The established rule with respect to temporary injunctions is reiterated and set forth in the recent opinion of this division in the Lipkin case, as follows (517-18):
“Plaintiff was required to establish that he was probably entitled to succeed ultimately on the merits as a prerequisite to obtaining a preliminary injunction. [Citing cases.] The injunction was granted on the pleadings. In the answer the defendants denied the material averments of the complaint and set up complete defenses. Also before the court was the verified petition for a temporary injunction, the factual allegations of which repeated the allegations of the complaint. No evidence was offered and no affidavits were presented. A temporary injunction cannot be predicated solely upon the pleadings where the material factual issues are controverted and the answer raises a complete defense. [Citing cases.]”

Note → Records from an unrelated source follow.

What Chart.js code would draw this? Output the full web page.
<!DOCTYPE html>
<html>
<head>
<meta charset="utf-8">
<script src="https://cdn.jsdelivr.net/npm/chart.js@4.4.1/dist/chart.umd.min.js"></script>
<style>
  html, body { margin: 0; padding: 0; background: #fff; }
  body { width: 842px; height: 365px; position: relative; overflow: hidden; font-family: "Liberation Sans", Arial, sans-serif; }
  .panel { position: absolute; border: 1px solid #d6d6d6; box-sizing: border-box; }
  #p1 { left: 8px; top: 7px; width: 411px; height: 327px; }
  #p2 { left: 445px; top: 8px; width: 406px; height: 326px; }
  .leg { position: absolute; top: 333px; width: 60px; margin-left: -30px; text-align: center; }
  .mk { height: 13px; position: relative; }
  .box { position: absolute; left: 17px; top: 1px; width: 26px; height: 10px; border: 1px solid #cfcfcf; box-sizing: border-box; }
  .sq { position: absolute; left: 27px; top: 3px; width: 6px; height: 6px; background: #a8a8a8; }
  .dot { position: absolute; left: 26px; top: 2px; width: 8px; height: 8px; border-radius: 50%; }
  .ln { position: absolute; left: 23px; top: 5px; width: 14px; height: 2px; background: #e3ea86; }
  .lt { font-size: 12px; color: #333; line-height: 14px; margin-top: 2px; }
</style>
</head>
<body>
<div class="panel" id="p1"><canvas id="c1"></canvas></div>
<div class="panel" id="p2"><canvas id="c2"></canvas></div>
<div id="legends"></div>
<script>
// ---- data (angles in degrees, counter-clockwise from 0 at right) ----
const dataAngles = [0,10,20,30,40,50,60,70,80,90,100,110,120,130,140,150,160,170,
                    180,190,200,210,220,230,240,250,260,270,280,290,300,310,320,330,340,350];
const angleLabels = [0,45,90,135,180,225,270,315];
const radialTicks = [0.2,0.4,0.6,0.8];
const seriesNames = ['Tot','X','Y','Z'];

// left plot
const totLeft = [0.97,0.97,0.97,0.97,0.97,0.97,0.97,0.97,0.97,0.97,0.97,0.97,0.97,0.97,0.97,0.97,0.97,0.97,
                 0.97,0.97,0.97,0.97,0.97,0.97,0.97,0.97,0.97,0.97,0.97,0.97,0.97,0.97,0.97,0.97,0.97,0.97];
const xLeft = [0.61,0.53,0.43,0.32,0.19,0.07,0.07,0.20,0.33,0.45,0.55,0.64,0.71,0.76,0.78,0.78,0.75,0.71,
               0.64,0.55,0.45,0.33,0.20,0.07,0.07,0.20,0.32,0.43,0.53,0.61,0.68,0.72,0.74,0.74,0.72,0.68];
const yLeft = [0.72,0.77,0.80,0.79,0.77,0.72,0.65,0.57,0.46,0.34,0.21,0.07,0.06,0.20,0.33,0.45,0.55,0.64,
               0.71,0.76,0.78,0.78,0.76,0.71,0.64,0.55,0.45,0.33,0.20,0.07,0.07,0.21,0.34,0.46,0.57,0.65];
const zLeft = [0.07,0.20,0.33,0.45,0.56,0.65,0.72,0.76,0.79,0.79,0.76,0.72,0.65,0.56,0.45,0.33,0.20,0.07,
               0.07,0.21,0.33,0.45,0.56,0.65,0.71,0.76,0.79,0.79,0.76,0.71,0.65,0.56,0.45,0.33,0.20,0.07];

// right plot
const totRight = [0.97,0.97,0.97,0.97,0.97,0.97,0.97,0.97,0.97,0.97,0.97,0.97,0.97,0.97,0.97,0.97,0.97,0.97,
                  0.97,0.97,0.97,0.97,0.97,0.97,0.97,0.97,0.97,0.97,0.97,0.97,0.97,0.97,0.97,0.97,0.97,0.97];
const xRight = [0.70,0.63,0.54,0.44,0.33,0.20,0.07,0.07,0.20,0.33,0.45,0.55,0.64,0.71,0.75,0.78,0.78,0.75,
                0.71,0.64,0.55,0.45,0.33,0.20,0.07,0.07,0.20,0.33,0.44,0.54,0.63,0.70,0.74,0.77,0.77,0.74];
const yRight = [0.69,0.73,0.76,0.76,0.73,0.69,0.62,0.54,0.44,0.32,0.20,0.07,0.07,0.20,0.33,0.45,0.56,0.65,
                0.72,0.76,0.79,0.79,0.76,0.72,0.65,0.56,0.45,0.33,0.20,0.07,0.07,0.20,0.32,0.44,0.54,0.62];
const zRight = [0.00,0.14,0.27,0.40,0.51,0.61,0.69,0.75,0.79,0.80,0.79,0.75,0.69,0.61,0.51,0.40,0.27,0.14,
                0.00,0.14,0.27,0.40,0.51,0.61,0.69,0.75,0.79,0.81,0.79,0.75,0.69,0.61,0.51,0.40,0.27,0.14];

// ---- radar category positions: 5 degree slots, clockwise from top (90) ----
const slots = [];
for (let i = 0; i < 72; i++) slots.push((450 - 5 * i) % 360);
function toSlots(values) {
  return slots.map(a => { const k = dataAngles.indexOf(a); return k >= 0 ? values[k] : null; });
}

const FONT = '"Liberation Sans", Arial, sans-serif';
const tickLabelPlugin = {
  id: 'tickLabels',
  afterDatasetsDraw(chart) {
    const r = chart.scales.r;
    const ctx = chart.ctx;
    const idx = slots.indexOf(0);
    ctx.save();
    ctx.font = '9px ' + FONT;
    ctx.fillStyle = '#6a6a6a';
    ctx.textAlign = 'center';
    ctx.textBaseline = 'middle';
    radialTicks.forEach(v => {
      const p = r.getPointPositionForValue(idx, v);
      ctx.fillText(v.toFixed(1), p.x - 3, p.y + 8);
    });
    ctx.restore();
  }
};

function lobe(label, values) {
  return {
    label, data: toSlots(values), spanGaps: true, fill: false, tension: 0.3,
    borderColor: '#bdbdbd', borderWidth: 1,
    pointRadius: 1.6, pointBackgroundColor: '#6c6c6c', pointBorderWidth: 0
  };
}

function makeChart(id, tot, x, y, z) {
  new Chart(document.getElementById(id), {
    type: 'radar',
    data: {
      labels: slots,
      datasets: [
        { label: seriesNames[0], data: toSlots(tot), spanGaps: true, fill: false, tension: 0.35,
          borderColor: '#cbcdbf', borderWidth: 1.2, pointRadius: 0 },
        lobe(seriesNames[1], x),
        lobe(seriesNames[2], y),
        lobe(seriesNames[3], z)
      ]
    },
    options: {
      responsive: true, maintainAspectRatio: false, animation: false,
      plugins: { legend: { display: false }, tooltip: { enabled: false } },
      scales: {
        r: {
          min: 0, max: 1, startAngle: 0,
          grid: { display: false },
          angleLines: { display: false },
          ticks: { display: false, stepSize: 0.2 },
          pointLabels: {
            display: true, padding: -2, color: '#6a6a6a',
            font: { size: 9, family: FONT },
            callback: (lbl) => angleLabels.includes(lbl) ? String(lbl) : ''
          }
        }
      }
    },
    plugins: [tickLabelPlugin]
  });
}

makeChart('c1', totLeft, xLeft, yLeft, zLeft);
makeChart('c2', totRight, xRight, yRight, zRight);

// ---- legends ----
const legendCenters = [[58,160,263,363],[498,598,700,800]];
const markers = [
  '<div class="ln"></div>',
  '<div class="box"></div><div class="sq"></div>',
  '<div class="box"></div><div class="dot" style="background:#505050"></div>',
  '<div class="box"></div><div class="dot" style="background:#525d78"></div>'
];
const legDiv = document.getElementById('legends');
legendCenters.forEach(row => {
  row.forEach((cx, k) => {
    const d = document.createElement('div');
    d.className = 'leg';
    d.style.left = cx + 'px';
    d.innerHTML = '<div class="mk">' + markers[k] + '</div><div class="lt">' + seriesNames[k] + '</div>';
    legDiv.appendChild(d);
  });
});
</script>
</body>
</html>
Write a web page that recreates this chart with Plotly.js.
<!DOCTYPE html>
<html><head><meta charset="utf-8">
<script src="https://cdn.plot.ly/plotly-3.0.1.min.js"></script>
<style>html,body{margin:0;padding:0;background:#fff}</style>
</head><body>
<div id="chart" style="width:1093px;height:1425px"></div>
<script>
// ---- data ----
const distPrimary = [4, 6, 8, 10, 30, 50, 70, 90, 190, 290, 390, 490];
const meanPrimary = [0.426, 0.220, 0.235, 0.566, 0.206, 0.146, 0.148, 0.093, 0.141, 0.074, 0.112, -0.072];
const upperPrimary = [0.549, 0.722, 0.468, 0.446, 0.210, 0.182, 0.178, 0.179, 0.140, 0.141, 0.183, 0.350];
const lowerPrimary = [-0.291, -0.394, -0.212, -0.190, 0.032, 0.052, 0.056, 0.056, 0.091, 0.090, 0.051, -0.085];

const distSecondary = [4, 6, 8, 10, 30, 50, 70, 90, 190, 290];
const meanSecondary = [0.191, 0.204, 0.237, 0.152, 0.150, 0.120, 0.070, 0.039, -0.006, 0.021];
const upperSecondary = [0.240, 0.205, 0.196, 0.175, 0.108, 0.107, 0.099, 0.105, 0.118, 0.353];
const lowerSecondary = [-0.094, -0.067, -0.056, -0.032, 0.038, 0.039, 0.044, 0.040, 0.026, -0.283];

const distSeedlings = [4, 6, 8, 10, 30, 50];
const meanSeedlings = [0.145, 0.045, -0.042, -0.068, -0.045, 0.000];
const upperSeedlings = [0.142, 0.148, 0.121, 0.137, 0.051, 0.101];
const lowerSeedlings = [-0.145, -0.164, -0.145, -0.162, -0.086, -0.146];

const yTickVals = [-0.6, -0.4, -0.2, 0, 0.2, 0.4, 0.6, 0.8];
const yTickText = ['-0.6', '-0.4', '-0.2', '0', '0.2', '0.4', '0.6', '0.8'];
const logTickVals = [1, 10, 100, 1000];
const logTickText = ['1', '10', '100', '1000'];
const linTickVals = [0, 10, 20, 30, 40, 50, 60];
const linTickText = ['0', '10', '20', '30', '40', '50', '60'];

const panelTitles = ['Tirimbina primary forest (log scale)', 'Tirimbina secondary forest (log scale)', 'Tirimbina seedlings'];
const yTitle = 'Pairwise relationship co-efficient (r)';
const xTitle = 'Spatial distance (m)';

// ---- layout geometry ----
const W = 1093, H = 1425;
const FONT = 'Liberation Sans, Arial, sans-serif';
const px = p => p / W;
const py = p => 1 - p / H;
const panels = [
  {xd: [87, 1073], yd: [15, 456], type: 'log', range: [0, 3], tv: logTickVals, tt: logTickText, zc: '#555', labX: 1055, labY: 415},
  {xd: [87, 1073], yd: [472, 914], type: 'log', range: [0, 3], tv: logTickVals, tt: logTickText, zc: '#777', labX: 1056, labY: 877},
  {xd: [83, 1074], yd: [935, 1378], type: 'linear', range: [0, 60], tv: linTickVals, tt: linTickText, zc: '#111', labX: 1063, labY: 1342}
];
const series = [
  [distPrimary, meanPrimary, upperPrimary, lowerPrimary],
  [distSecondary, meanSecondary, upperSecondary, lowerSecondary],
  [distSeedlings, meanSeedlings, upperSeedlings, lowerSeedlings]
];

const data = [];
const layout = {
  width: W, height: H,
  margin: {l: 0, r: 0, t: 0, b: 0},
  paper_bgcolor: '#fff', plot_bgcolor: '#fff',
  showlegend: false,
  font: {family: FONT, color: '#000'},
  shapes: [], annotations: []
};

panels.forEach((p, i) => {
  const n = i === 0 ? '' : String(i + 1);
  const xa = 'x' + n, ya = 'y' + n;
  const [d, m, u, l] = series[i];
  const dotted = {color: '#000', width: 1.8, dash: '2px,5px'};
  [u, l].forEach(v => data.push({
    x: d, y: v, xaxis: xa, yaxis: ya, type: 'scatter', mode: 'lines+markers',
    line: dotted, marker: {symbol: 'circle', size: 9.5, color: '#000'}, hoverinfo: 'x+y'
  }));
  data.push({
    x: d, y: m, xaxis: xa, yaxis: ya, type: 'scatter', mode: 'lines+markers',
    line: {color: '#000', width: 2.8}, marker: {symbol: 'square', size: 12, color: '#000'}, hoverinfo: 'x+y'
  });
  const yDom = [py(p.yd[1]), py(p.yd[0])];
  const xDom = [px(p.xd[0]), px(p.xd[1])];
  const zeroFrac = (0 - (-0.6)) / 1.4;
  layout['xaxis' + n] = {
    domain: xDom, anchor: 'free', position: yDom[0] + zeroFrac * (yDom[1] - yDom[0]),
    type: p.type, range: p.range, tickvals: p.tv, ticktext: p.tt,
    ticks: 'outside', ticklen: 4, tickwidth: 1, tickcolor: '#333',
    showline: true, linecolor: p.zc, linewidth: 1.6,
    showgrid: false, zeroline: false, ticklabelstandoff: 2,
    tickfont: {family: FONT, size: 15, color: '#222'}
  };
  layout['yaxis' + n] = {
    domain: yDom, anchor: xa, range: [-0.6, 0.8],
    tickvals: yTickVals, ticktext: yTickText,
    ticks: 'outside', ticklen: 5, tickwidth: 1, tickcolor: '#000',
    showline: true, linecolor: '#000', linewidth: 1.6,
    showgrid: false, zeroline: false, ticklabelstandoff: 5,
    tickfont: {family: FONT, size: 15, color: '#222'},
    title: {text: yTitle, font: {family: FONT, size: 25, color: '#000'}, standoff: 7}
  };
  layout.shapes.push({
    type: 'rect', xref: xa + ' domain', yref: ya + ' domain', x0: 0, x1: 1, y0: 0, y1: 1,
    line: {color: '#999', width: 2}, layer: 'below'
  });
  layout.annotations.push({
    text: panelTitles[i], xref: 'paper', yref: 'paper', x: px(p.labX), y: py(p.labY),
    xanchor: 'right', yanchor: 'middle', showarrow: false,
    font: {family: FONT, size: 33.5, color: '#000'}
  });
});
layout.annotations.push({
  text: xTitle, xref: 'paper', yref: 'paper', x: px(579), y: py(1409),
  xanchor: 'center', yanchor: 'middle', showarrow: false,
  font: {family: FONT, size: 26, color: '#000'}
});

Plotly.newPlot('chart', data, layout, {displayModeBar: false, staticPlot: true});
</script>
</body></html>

After the temporary injunction had been issued and the court had denied defendant’s motion to dissolve it, we heard arguments aggregating some three hours on defendant’s motion to stay the force and effect of the injunction and entered such an order. The status quo in this proceeding is maintained not by the temporary injunction granted by the chancellor but by the stay order entered by this court on February 5, 1964 after these protracted arguments. Since, as I view the status of this case, the temporary injunction does not maintain the status quo, the only equitable arangement at this juncture would be to . permit both Yee Jay and Capitol to manufacture and sell the Beatle records. Such status should persist until material issues of fact can be determined on evidence presented before the chancellor. To hold otherwise and continue the temporary injunction in full force and effect pending the ultimate outcome of this case is to penalize defendant, since it would be difficult, if not impossible, for Yee Jay, if it should be successful in this litigation, to show damages by ultimately proving the number of records it could have sold if it had not been enjoined from doing so. As this matter has been handled, Yee Jay still has not been heard as to the pivotal facts which make up the determining issues; its rights have been adversely decided without a hearing — and this, I think, amounts to a denial of justice.
If the order granting the temporary injunction is not to be reversed, as the majority of this division hold, I certainly think that the stay order, which they have vacated, should remain in full force and effect.
The majority hold that the order denying defendant’s motion to dissolve the injunction should be reversed and “is now left undisposed of.” I am not clear as to what this means, but in the light of what has been said in this dissent I think there should be no qualification; the order denying the motion to dissolve should have been reversed.